Before he ran for the Senate, J.D. Vance argued that cultural isolation and “ugly racial attitudes” among poorer, White voters made them susceptible to xenophobic appeals from politicians like Trump. Now he’s become one of the people he warned us about.

Michael Trigoboff said...

“Republicans like JD Vance can see the first part are blind to that second part.”

At least those Republicans see the first part. It’s a start. For decades, our elites didn’t see either part.

“Learn to code,” they told the coal miners. Now our heedless and corrupt elites are going to have to learn to like the righteous populist response to their destructive policies.

Tom said...

Hmmm… Righteous populism sounds a lot like fascism to me. Looks a lot like fascism too. How well has that turned out historically?

James Stodder said...

I'm sympathetic to Tom's last comment, but I think that
(a) Trump's authoritarian style is significantly different from historic fascism, and
(b) We won't convince any wavering Trumpsters by calling them fascists.

The second point is obvious so let me turn to the first. Trump has certainly appealed to racism, but his supporters increasingly include people of color. Trump has won support from many Jews because he is militantly pro-Israeli. And Vance's wife is a Hindu of South Asian origin.

This profile does not fit well with traditional fascism. One similarity is that both are militantly nationalistic, but our nation is highly multi-ethnic. Traditional WASP racism can no longer command any majority.

Another difference is that today's most successful authoritarians include one much admired by the New Right -- Viktor Orban of Hungary. He has accumulated dictatorial powers entirely through elections. He has not taken over the government by force. Rather, he has neutralized the courts and molded them to his liking. This seems much more Trump's style.

The point is not to make excuses for Trump. I want to say that the end of democratic standards and the separation of powers may not require a military takeover, as in Germany, Italy, Spain, or Japan. If we wait until we see storm-troopers marching down the street we will have waited too long.

Michael Trigoboff said...

Trump has won support from many Jews because he is militantly pro-Israeli.

And Trump has Jewish grandchildren. And he got the Abraham Accords done, a huge benefit for Israel. And he moved the US embassy to Jerusalem, which Israel had wanted for years.

The idea that Trump is antisemitic is ridiculous.

M2inFLA said...

When my son was a West Point cadet, Trump invited the WP Jewish Chapel Choir to visit Mar a Lago.

Anonymous said...

Yea, but it was so they could help him hide stolen documents.

Anonymous said...

"Trump talked about it, but nothing got done. Biden got it started ..."

That phrase appllies to hundreds of things that would have benefited us average Americans.

David in Ashland said...

" Ground control to major Tom...."

Up Close: Road to the White House said...

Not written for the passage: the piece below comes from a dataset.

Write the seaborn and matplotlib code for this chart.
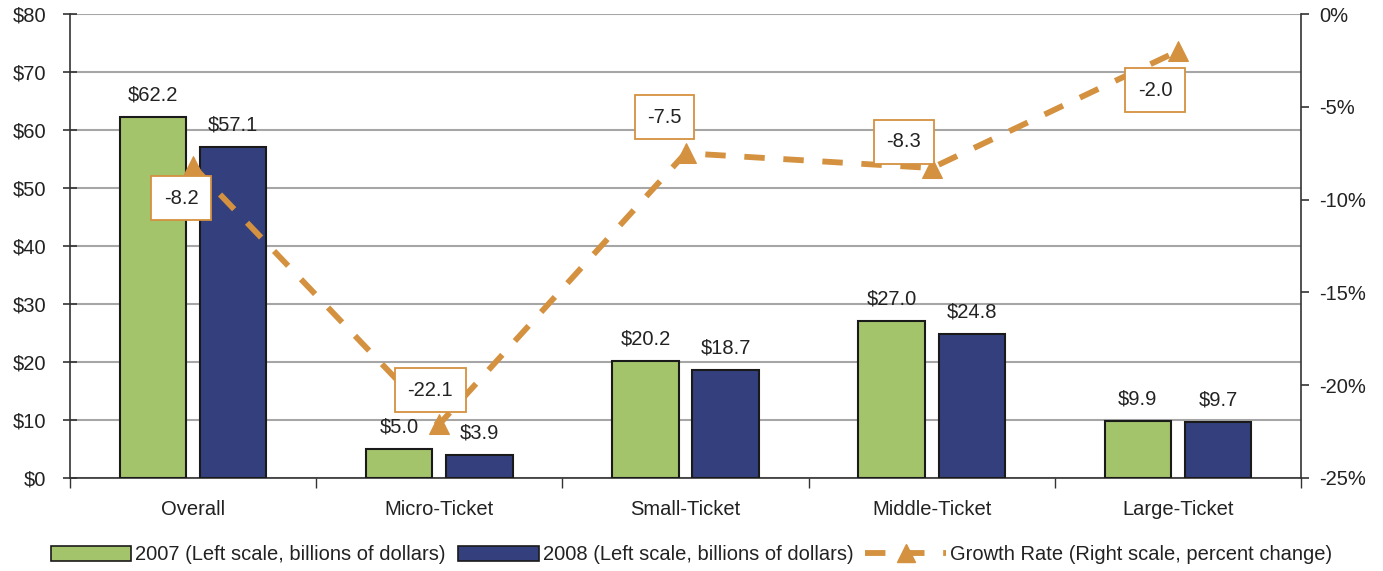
import matplotlib
matplotlib.use("Agg")
import matplotlib.pyplot as plt
import seaborn as sns
import pandas as pd
import numpy as np
from matplotlib.lines import Line2D
from matplotlib.patches import Patch

categories = ["Overall", "Micro-Ticket", "Small-Ticket", "Middle-Ticket", "Large-Ticket"]
vol_2007 = [62.2, 5.0, 20.2, 27.0, 9.9]
vol_2008 = [57.1, 3.9, 18.7, 24.8, 9.7]
growth = [-8.2, -22.1, -7.5, -8.3, -2.0]
series_names = ["2007 (Left scale, billions of dollars)", "2008 (Left scale, billions of dollars)"]
growth_name = "Growth Rate (Right scale, percent change)"

GREEN = "#A4C46B"
NAVY = "#34407E"
ORANGE = "#D4913F"
GRID = "#A6A6A6"
TEXT = "#222222"
FS = 14.5

sns.set_theme(style="white")
plt.rcParams["font.family"] = ["Liberation Sans", "DejaVu Sans"]

df = pd.DataFrame({
    "category": categories * 2,
    "value": vol_2007 + vol_2008,
    "series": [series_names[0]] * 5 + [series_names[1]] * 5,
})

fig = plt.figure(figsize=(13.83, 5.71), dpi=100)
ax = fig.add_axes([70 / 1383, 1 - 478 / 571, (1301 - 70) / 1383, (478 - 14) / 571])

sns.barplot(data=df, x="category", y="value", hue="series", order=categories,
            hue_order=series_names, palette=[GREEN, NAVY], saturation=1,
            width=0.65, gap=0.17, edgecolor="#1a1a1a", linewidth=1.5,
            ax=ax, legend=False, zorder=3)

ax.set_xlim(-0.5, 4.5)
ax.set_ylim(0, 80)
ax.set_yticks(np.arange(0, 81, 10))
ax.set_yticklabels([f"${v}" for v in range(0, 81, 10)])
ax.yaxis.grid(True, color=GRID, linewidth=1.5, zorder=0)
ax.set_axisbelow(True)
ax.set_xlabel("")
ax.set_ylabel("")

# category ticks sit at the group boundaries; names centred under groups
ax.set_xticks(np.arange(-0.5, 5.0, 1.0))
ax.set_xticklabels([])
ax.set_xticks(np.arange(5), minor=True)
ax.set_xticklabels(categories, minor=True)
ax.tick_params(axis="x", which="major", direction="out", length=7, width=1, color="#333333", bottom=True)
ax.tick_params(axis="x", which="minor", length=0, pad=16, labelsize=FS, labelcolor=TEXT)
ax.tick_params(axis="y", direction="inout", length=10, width=1.2, color="#333333", left=True,
               labelsize=FS, labelcolor=TEXT, pad=12)

for side in ["left", "bottom"]:
    ax.spines[side].set_color("#333333")
    ax.spines[side].set_linewidth(1.2)
for side in ["top", "right"]:
    ax.spines[side].set_visible(False)

# value labels over bars
for container, vals in zip(ax.containers, [vol_2007, vol_2008]):
    for patch, v in zip(container, vals):
        ax.annotate(f"${v:.1f}", (patch.get_x() + patch.get_width() / 2, v),
                    xytext=(0, 9), textcoords="offset points", ha="center", va="bottom",
                    fontsize=FS, color=TEXT, zorder=6)

# growth rate on the right axis
ax2 = ax.twinx()
ax2.set_ylim(-25, 0)
ax2.set_yticks(np.arange(-25, 1, 5))
ax2.set_yticklabels([f"{v}%" for v in range(-25, 1, 5)])
ax2.tick_params(axis="y", direction="out", length=6, width=1.2, color="#333333", right=True,
                labelsize=FS, labelcolor=TEXT, pad=7)
for side in ["left", "top", "bottom"]:
    ax2.spines[side].set_visible(False)
ax2.spines["right"].set_color("#333333")
ax2.spines["right"].set_linewidth(1.2)

xpos = np.arange(len(categories))
sns.lineplot(x=xpos, y=growth, ax=ax2, color=ORANGE, linewidth=4.2, zorder=4,
             marker="^", markersize=14, markeredgecolor=ORANGE, markerfacecolor=ORANGE)
line = ax2.lines[-1]
line.set_dashes((3.5, 3.2))
line.set_dash_capstyle("butt")
ax2.set_xlim(-0.5, 4.5)

# boxed growth labels
label_offsets = [(-8.6, -23), (-6.5, 24.5), (-15, 26), (-20, 19), (-16.5, -28)]
for x, g, (dx, dy) in zip(xpos, growth, label_offsets):
    ax2.annotate(f"{g:.1f}", (x, g), xytext=(dx, dy), textcoords="offset points",
                 ha="center", va="center", fontsize=FS, color=TEXT, zorder=7,
                 bbox=dict(boxstyle="square,pad=0.62", facecolor="white",
                           edgecolor=ORANGE, linewidth=1.3))

# legend along the bottom
handles = [
    Patch(facecolor=GREEN, edgecolor="#1a1a1a", linewidth=1.2),
    Patch(facecolor=NAVY, edgecolor="#1a1a1a", linewidth=1.2),
    Line2D([0], [0], color=ORANGE, linewidth=4.2, dashes=(3.5, 3.2), marker="^",
           markersize=13, markerfacecolor=ORANGE, markeredgecolor=ORANGE),
]
fig.legend(handles, series_names + [growth_name], loc="center", bbox_to_anchor=(0.5, 1 - 555 / 571),
           ncol=3, frameon=False, fontsize=FS, handlelength=4.0, handleheight=0.8,
           handletextpad=0.2, columnspacing=0.6, labelcolor=TEXT)

fig.savefig("out.png", dpi=100)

Note to readers and commenters. I recognize that this guest post was more academic and economic oriented than is my usual post. The author is an economist, not a political comentator, so we get what we get.

If someone disagrees with the content, please speak up. It is not useful, though, to dismiss it as "rubbish." Please instead use your own knowledge of economics to point out is errors and explain your thinking.